The CPA gave autonomy to Southern Sudan, under its own six-year interim constitution prepared and ratified by a new regional assembly. The power-sharing arrangement established an autonomous southern regional government in which the SPLM would have 70 percent representation in the regional assembly (and therefore control) and in executive offices; the NCP would have 10 percent. Other southern political forces occupy the balance of seats in the regional assembly.

There is to be a referendum for southern self-determination six-and-a-half years from the signing of the CPA, in July 2011, at which time southerners may elect to become an independent state or remain united with Sudan (although the date for southern legislative and executive elections was changed by the parties from three years to four years after the CPA signing, the date for the southern self-determination referendum remains 2011). The trade-off in the negotiations for the right to southern self-determination was the retention of shari’a (Islamic law) as the law of the land outside Southern Sudan. Many in the NCP remain unhappy with that compromise, however, as do some other northern political parties.

The purpose of a six-and-a-half year waiting period between the CPA and the self-determination referendum is to allow time for the central government to “make unity attractive” to southern voters through power-sharing, wealth-sharing and other measures. The southern grievance that it has been economically marginalized was addressed in the CPA by wealth sharing, whereby half of the oil revenue produced from southern oilfields is to go to the regional autonomous Southern Sudanese government, among other initiatives. That sharing of billions of dollars in oil revenue, plus an increase in development aid to Southern Sudan, was intended to illustrate the benefits of remaining one nation.



[1] What is now known as the National Congress Party was introduced to Sudan from Egypt after World War II, when it was known as the Muslim Brothers. In successive name changes it was known as the Islamic Charter Front and the National Islamist Front before adopting the present name.

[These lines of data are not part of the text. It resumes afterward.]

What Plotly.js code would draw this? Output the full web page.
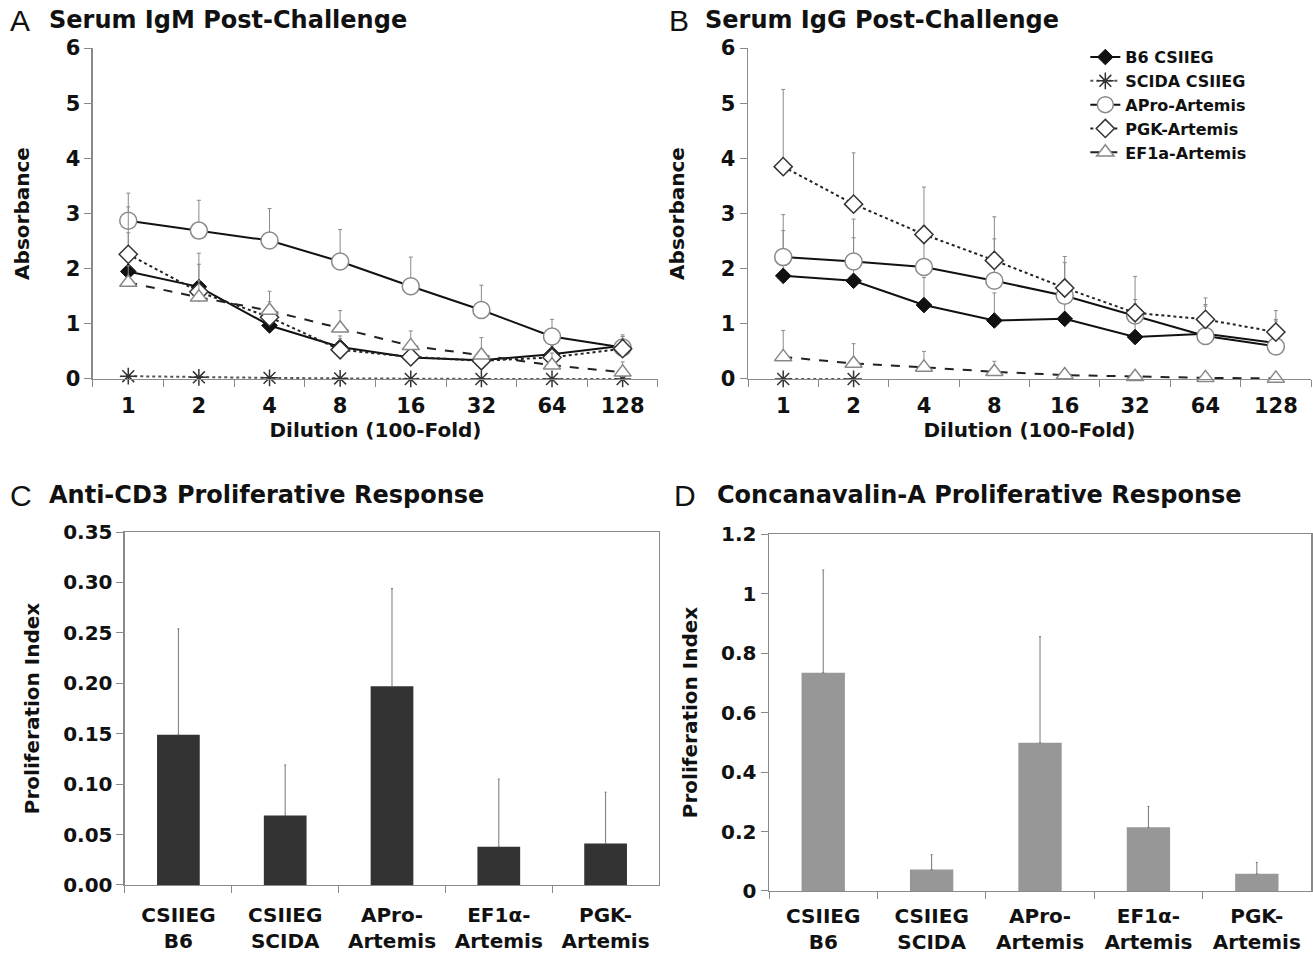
<!DOCTYPE html>
<html>
<head>
<meta charset="utf-8">
<script src="https://cdn.plot.ly/plotly-3.0.1.min.js"></script>
<style>html,body{margin:0;padding:0;background:#fff;}#chart{width:1313px;height:956px;}</style>
</head>
<body>
<div id="chart"></div>
<script>
// ---- Data ----
var dilutions = ['1', '2', '4', '8', '16', '32', '64', '128'];

// Panel A: Serum IgM
var igmB6 = [1.95, 1.67, 0.97, 0.58, 0.39, 0.34, 0.45, 0.60];
var igmB6Err = [0.70, 0.61, 0.30, 0.20, 0.15, 0.15, 0.15, 0.20];
var igmScida = [0.05, 0.03, 0.02, 0.01, 0.00, 0.00, 0.00, 0.00];
var igmScidaErr = [0, 0, 0, 0, 0, 0, 0, 0];
var igmAPro = [2.87, 2.69, 2.51, 2.13, 1.68, 1.25, 0.77, 0.57];
var igmAProErr = [0.50, 0.55, 0.58, 0.58, 0.53, 0.45, 0.31, 0.20];
var igmPGK = [2.26, 1.58, 1.12, 0.53, 0.40, 0.33, 0.39, 0.55];
var igmPGKErr = [0.86, 0.50, 0.28, 0.20, 0.15, 0.15, 0.15, 0.15];
var igmEF1a = [1.75, 1.48, 1.24, 0.92, 0.60, 0.43, 0.25, 0.12];
var igmEF1aErr = [0.30, 0.30, 0.35, 0.32, 0.27, 0.32, 0.22, 0.19];

// Panel B: Serum IgG
var iggB6 = [1.87, 1.78, 1.34, 1.06, 1.09, 0.76, 0.82, 0.65];
var iggB6Err = [0.82, 0.78, 0.50, 0.50, 0.40, 0.60, 0.50, 0.40];
var iggScida = [0.00, 0.00, null, null, null, null, null, null];
var iggScidaErr = [0, 0, 0, 0, 0, 0, 0, 0];
var iggAPro = [2.21, 2.13, 2.03, 1.78, 1.51, 1.15, 0.78, 0.59];
var iggAProErr = [0.77, 0.77, 0.74, 0.76, 0.60, 0.29, 0.57, 0.49];
var iggPGK = [3.85, 3.17, 2.62, 2.15, 1.65, 1.20, 1.08, 0.85];
var iggPGKErr = [1.40, 0.93, 0.86, 0.79, 0.57, 0.66, 0.39, 0.39];
var iggEF1a = [0.40, 0.28, 0.21, 0.13, 0.07, 0.04, 0.02, 0.01];
var iggEF1aErr = [0.48, 0.36, 0.29, 0.19, 0.10, 0.05, 0.02, 0.02];

// Panels C and D
var groups = ['CSIIEG<br>B6', 'CSIIEG<br>SCIDA', 'APro-<br>Artemis', 'EF1α-<br>Artemis', 'PGK-<br>Artemis'];
var cd3Values = [0.149, 0.069, 0.197, 0.038, 0.041];
var cd3Errors = [0.105, 0.050, 0.097, 0.067, 0.051];
var conAValues = [0.734, 0.072, 0.498, 0.214, 0.058];
var conAErrors = [0.345, 0.050, 0.357, 0.070, 0.038];

// ---- Styles ----
var FONT = 'DejaVu Sans';
var series = [
  {name: 'B6 CSIIEG', line: {color: '#111', width: 2, dash: 'solid'},
   marker: {symbol: 'diamond', size: 12, color: '#111', line: {color: '#111', width: 1}}},
  {name: 'SCIDA CSIIEG', line: {color: '#555', width: 2, dash: 'dot'},
   marker: {symbol: 'asterisk-open', size: 14, color: '#333', line: {color: '#333', width: 1.5}}},
  {name: 'APro-Artemis', line: {color: '#111', width: 2, dash: 'solid'},
   marker: {symbol: 'circle', size: 17, color: '#fff', line: {color: '#888', width: 1.5}}},
  {name: 'PGK-Artemis', line: {color: '#222', width: 2, dash: 'dot'},
   marker: {symbol: 'diamond', size: 14, color: '#fff', line: {color: '#333', width: 1.5}}},
  {name: 'EF1a-Artemis', line: {color: '#222', width: 2, dash: 'dash'},
   marker: {symbol: 'triangle-up', size: 15, color: '#fff', line: {color: '#888', width: 1.5}}}
];

function lineTrace(s, ys, errs, xa, ya, showlegend) {
  return {
    type: 'scatter', mode: 'lines+markers', x: dilutions, y: ys,
    name: s.name, xaxis: xa, yaxis: ya, showlegend: showlegend,
    line: s.line, marker: s.marker, cliponaxis: false,
    error_y: {type: 'data', symmetric: false, array: errs,
              arrayminus: errs.map(function () { return 0; }),
              color: '#8a8a8a', thickness: 1, width: 2}
  };
}

var dataA = [[igmB6, igmB6Err], [igmScida, igmScidaErr], [igmAPro, igmAProErr], [igmPGK, igmPGKErr], [igmEF1a, igmEF1aErr]];
var dataB = [[iggB6, iggB6Err], [iggScida, iggScidaErr], [iggAPro, iggAProErr], [iggPGK, iggPGKErr], [iggEF1a, iggEF1aErr]];

var traces = [];
[0, 1, 2, 3, 4].forEach(function (i) {
  traces.push(lineTrace(series[i], dataA[i][0], dataA[i][1], 'x', 'y', false));
});
[0, 1, 2, 3, 4].forEach(function (i) {
  traces.push(lineTrace(series[i], dataB[i][0], dataB[i][1], 'x2', 'y2', true));
});

traces.push({type: 'bar', x: groups, y: cd3Values, xaxis: 'x3', yaxis: 'y3', showlegend: false,
  marker: {color: '#333333'},
  error_y: {type: 'data', symmetric: false, array: cd3Errors,
            arrayminus: cd3Errors.map(function () { return 0; }), color: '#777', thickness: 1, width: 1}});
traces.push({type: 'bar', x: groups, y: conAValues, xaxis: 'x4', yaxis: 'y4', showlegend: false,
  marker: {color: '#979797'},
  error_y: {type: 'data', symmetric: false, array: conAErrors,
            arrayminus: conAErrors.map(function () { return 0; }), color: '#777', thickness: 1, width: 1}});

var tickF = {family: FONT, size: 21, color: '#111', weight: 'bold'};
var titleF = {family: FONT, size: 20, color: '#111', weight: 'bold'};
var catF = {family: FONT, size: 20, color: '#111', weight: 'bold'};
var AX = '#8a8a8a';

function xLine(domain, title) {
  return {domain: domain, type: 'category', range: [-0.5, 7.5], showline: true, linecolor: AX, linewidth: 1.5,
    ticks: 'outside', tickson: 'boundaries', ticklen: 7, tickcolor: AX, showgrid: false, zeroline: false,
    tickfont: tickF, ticklabelstandoff: 7, fixedrange: true,
    title: {text: title, font: titleF, standoff: 6}};
}
function yLine(domain, anchor) {
  return {domain: domain, anchor: anchor, range: [0, 6], dtick: 1, showline: true, linecolor: AX, linewidth: 1.5,
    ticks: 'outside', ticklen: 7, tickcolor: AX, showgrid: false, zeroline: false, tickfont: tickF,
    title: {text: 'Absorbance', font: titleF, standoff: 30}};
}
function xBar(domain, standoff) {
  return {domain: domain, type: 'category', showline: true, mirror: true, linecolor: AX, linewidth: 1.5,
    ticks: 'outside', tickson: 'boundaries', ticklen: 7, tickcolor: AX, showgrid: false, zeroline: false,
    tickfont: catF, ticklabelstandoff: standoff};
}
function yBar(domain, anchor, range, dtick, fmt) {
  return {domain: domain, anchor: anchor, range: range, dtick: dtick, tickformat: fmt, showline: true, mirror: true,
    linecolor: AX, linewidth: 1.5, ticks: 'outside', ticklen: 7, tickcolor: AX, showgrid: false, zeroline: false,
    tickfont: {family: FONT, size: 20, color: '#111', weight: 'bold'},
    title: {text: 'Proliferation Index', font: titleF, standoff: 18}};
}

var yTopDom = [0.6036, 0.9497];
var layout = {
  width: 1313, height: 956,
  margin: {l: 0, r: 0, t: 0, b: 0},
  paper_bgcolor: '#fff', plot_bgcolor: '#fff',
  font: {family: FONT, color: '#111', weight: 'bold'},
  bargap: 0.6,
  xaxis: Object.assign(xLine([0.0708, 0.5011], 'Dilution (100-Fold)'), {anchor: 'y'}),
  yaxis: yLine(yTopDom, 'x'),
  xaxis2: Object.assign(xLine([0.5697, 0.9985], 'Dilution (100-Fold)'), {anchor: 'y2'}),
  yaxis2: yLine(yTopDom, 'x2'),
  xaxis3: Object.assign(xBar([0.0952, 0.5019], 12), {anchor: 'y3'}),
  yaxis3: yBar([0.0743, 0.4435], 'x3', [0, 0.35], 0.05, '.2f'),
  xaxis4: Object.assign(xBar([0.5857, 0.9985], 7), {anchor: 'y4'}),
  yaxis4: yBar([0.068, 0.4414], 'x4', [0, 1.2], 0.2, ''),
  showlegend: true,
  legend: {x: 0.8266, y: 0.958, xanchor: 'left', yanchor: 'top', bgcolor: 'rgba(0,0,0,0)',
    font: {family: FONT, size: 16, color: '#111', weight: 'bold'}, tracegroupgap: 0, itemwidth: 30},
  annotations: [
    {text: 'A', x: 0.006, y: 0.979, xref: 'paper', yref: 'paper', xanchor: 'left', yanchor: 'middle', showarrow: false,
     font: {family: 'Liberation Sans', size: 30, color: '#111', weight: 'normal'}},
    {text: 'Serum IgM Post-Challenge', x: 0.0355, y: 0.979, xref: 'paper', yref: 'paper', xanchor: 'left', yanchor: 'middle', showarrow: false,
     font: {family: FONT, size: 24, color: '#111', weight: 'bold'}},
    {text: 'B', x: 0.508, y: 0.979, xref: 'paper', yref: 'paper', xanchor: 'left', yanchor: 'middle', showarrow: false,
     font: {family: 'Liberation Sans', size: 30, color: '#111', weight: 'normal'}},
    {text: 'Serum IgG Post-Challenge', x: 0.5355, y: 0.979, xref: 'paper', yref: 'paper', xanchor: 'left', yanchor: 'middle', showarrow: false,
     font: {family: FONT, size: 24, color: '#111', weight: 'bold'}},
    {text: 'C', x: 0.006, y: 0.4822, xref: 'paper', yref: 'paper', xanchor: 'left', yanchor: 'middle', showarrow: false,
     font: {family: 'Liberation Sans', size: 30, color: '#111', weight: 'normal'}},
    {text: 'Anti-CD3 Proliferative Response', x: 0.0355, y: 0.4822, xref: 'paper', yref: 'paper', xanchor: 'left', yanchor: 'middle', showarrow: false,
     font: {family: FONT, size: 24, color: '#111', weight: 'bold'}},
    {text: 'D', x: 0.512, y: 0.4822, xref: 'paper', yref: 'paper', xanchor: 'left', yanchor: 'middle', showarrow: false,
     font: {family: 'Liberation Sans', size: 30, color: '#111', weight: 'normal'}},
    {text: 'Concanavalin-A Proliferative Response', x: 0.5445, y: 0.4822, xref: 'paper', yref: 'paper', xanchor: 'left', yanchor: 'middle', showarrow: false,
     font: {family: FONT, size: 24, color: '#111', weight: 'bold'}}
  ]
};

Plotly.newPlot('chart', traces, layout, {displayModeBar: false, staticPlot: true});
</script>
</body>
</html>
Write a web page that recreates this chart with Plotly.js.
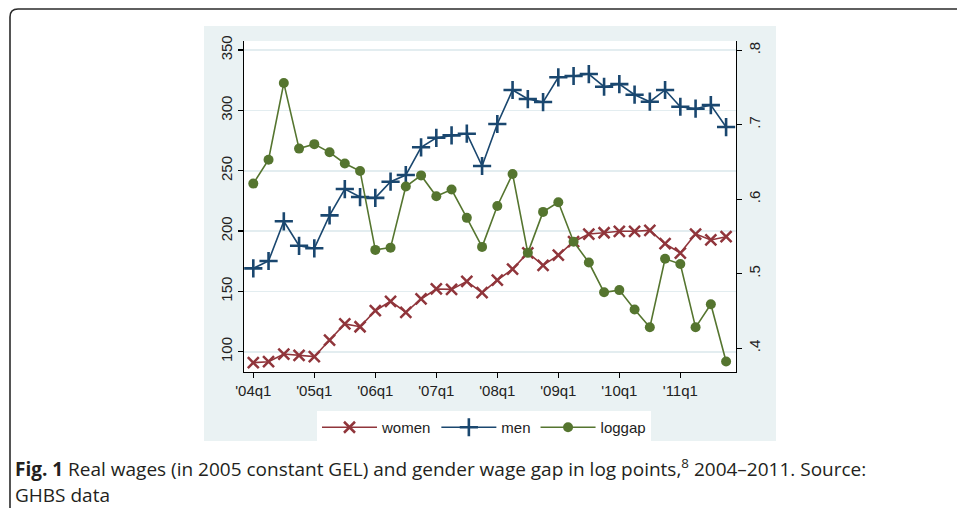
<!DOCTYPE html>
<html>
<head>
<meta charset="utf-8">
<script src="https://cdn.plot.ly/plotly-3.0.1.min.js"></script>
<style>
html,body{margin:0;padding:0;background:#fff;}
#chart{width:957px;height:508px;}
</style>
</head>
<body>
<div id="chart"></div>
<script>
// ---- data ----
var quarters = ["2004q1","2004q2","2004q3","2004q4","2005q1","2005q2","2005q3","2005q4",
                "2006q1","2006q2","2006q3","2006q4","2007q1","2007q2","2007q3","2007q4",
                "2008q1","2008q2","2008q3","2008q4","2009q1","2009q2","2009q3","2009q4",
                "2010q1","2010q2","2010q3","2010q4","2011q1","2011q2","2011q3","2011q4"];
var women = [90.9, 91.7, 98.1, 97.0, 95.9, 109.7, 123.0, 120.7, 134.0, 141.8, 132.7, 143.7,
             152.0, 151.7, 158.3, 148.9, 159.4, 168.5, 182.0, 171.6, 180.1, 191.2, 197.5, 198.6,
             199.8, 199.8, 200.6, 189.5, 181.8, 197.5, 192.6, 195.3];
var men = [169.1, 175.2, 208.1, 187.8, 185.7, 213.0, 234.8, 228.2, 227.5, 240.9, 246.4, 269.4,
           277.3, 279.3, 280.7, 253.9, 288.7, 316.9, 309.4, 306.9, 327.4, 328.5, 330.1, 319.6,
           321.8, 313.0, 307.2, 316.9, 303.0, 301.4, 304.4, 286.2];
var loggap = [0.621, 0.653, 0.756, 0.668, 0.674, 0.663, 0.648, 0.638, 0.532, 0.535, 0.617, 0.632,
              0.604, 0.613, 0.575, 0.536, 0.591, 0.634, 0.528, 0.583, 0.596, 0.543, 0.515, 0.475,
              0.478, 0.452, 0.428, 0.520, 0.513, 0.428, 0.459, 0.382];
var xTickQuarters = ["2004q1","2005q1","2006q1","2007q1","2008q1","2009q1","2010q1","2011q1"];
var xTickLabels = ["'04q1","'05q1","'06q1","'07q1","'08q1","'09q1","'10q1","'11q1"];
var leftTicks = [100, 150, 200, 250, 300, 350];
var rightTicks = [0.4, 0.5, 0.6, 0.7, 0.8];
var rightTickLabels = [".4", ".5", ".6", ".7", ".8"];
var seriesNames = ["women", "men", "loggap"];
var captionBold = "Fig. 1";
var captionText = " Real wages (in 2005 constant GEL) and gender wage gap in log points,<sup>8</sup> 2004\u20132011. Source:";
var captionText2 = "GHBS data";

// ---- layout geometry (pixels) ----
var W = 957, H = 508;
var PL = 244, PR = 736, PT = 41, PB = 372;
function px(x){ return (x - PL) / (PR - PL); }
function py(y){ return (PB - y) / (PB - PT); }

var xIdx = quarters.map(function(q, i){ return i; });
var xTickVals = xTickQuarters.map(function(q){ return quarters.indexOf(q); });

var tickFont = {family: "Liberation Sans, Arial, sans-serif", size: 15, color: "#222"};

var traces = [
  {x: xIdx, y: women, name: seriesNames[0], type: "scatter", mode: "lines+markers",
   line: {color: "#90353B", width: 1.6},
   marker: {symbol: "x-thin", size: 11, line: {color: "#90353B", width: 2.5}, color: "#90353B"}},
  {x: xIdx, y: men, name: seriesNames[1], type: "scatter", mode: "lines+markers",
   line: {color: "#1A476F", width: 1.6},
   marker: {symbol: "cross-thin", size: 13, line: {color: "#1A476F", width: 2.6}, color: "#1A476F"}},
  {x: xIdx, y: loggap, name: seriesNames[2], type: "scatter", mode: "lines+markers", yaxis: "y2",
   line: {color: "#55752F", width: 1.6},
   marker: {symbol: "circle", size: 10, color: "#55752F"}}
];

var layout = {
  width: W, height: H,
  margin: {l: PL, r: W - PR, t: PT, b: H - PB, pad: 0},
  paper_bgcolor: "#ffffff",
  plot_bgcolor: "#ffffff",
  showlegend: true,
  xaxis: {
    range: [-0.61, 31.65], tickmode: "array", tickvals: xTickVals, ticktext: xTickLabels,
    showgrid: false, zeroline: false, showline: true, linecolor: "#000", linewidth: 1.2,
    ticks: "outside", ticklen: 5, tickcolor: "#000", tickwidth: 1.2, tickfont: tickFont,
    fixedrange: true
  },
  yaxis: {
    range: [83.2, 357.5], tickmode: "array", tickvals: leftTicks,
    tickangle: -90, showgrid: true, gridcolor: "#E3EDF0", gridwidth: 1.6,
    zeroline: false, showline: true, linecolor: "#000", linewidth: 1.2,
    ticks: "outside", ticklen: 5, tickcolor: "#000", tickwidth: 1.2, tickfont: tickFont,
    fixedrange: true
  },
  yaxis2: {
    range: [0.368, 0.8125], overlaying: "y", side: "right", tickmode: "array",
    tickvals: rightTicks, ticktext: rightTickLabels, tickangle: -90,
    showgrid: false, zeroline: false, showline: true, linecolor: "#000", linewidth: 1.2,
    ticks: "outside", ticklen: 5, tickcolor: "#000", tickwidth: 1.2, tickfont: tickFont,
    fixedrange: true
  },
  legend: {
    orientation: "h", x: px(484), xanchor: "center", y: py(411), yanchor: "top",
    bgcolor: "#ffffff", borderwidth: 0, itemwidth: 55,
    font: {family: "Liberation Sans, Arial, sans-serif", size: 15, color: "#222"},
    itemclick: false, itemdoubleclick: false
  },
  shapes: [
    {type: "rect", xref: "paper", yref: "paper", layer: "below",
     x0: px(204), x1: px(776), y0: py(441), y1: py(26),
     fillcolor: "#EAF2F3", line: {width: 0}},
    {type: "rect", xref: "paper", yref: "paper", layer: "below",
     x0: 0, x1: 1, y0: 0, y1: 1, fillcolor: "#ffffff", line: {width: 0}},
    {type: "path", xref: "paper", yref: "paper", layer: "above",
     path: "M " + px(960) + " " + py(9) + " L " + px(18) + " " + py(9) +
           " Q " + px(10) + " " + py(9) + " " + px(10) + " " + py(17) +
           " L " + px(10) + " " + py(512),
     line: {color: "#2b2b2b", width: 1.6}}
  ],
  annotations: [
    {xref: "paper", yref: "paper", x: px(13), y: py(468), xanchor: "left", yanchor: "middle",
     showarrow: false, align: "left",
     text: "<b>" + captionBold + "</b>" + captionText,
     font: {family: "Open Sans, sans-serif", size: 19, color: "#231f20"}},
    {xref: "paper", yref: "paper", x: px(13), y: py(495), xanchor: "left", yanchor: "middle",
     showarrow: false, align: "left", text: captionText2,
     font: {family: "Open Sans, sans-serif", size: 19, color: "#231f20"}}
  ]
};

Plotly.newPlot("chart", traces, layout, {displayModeBar: false, staticPlot: true});
</script>
</body>
</html>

[2] The last census containing this information was in 1983; a new census is now underway, pursuant to the CPA. Under the 1983 census, half the Africans in Sudan are Muslims. The Sudanese Muslim population is 57 percent Arab and 43 percent African. In Darfur, Africans as well as Arabs are Muslims. It is in the south where the largest non-Muslim population resides, where perhaps only 5 percent of the population is Muslim.

[3] One of the issues in Darfur is Arabism, because the conflict there has been fomented in part by a desire of some “Arab” landless nomads to capture land from the settled non-Arab (African) population, though both are Muslims.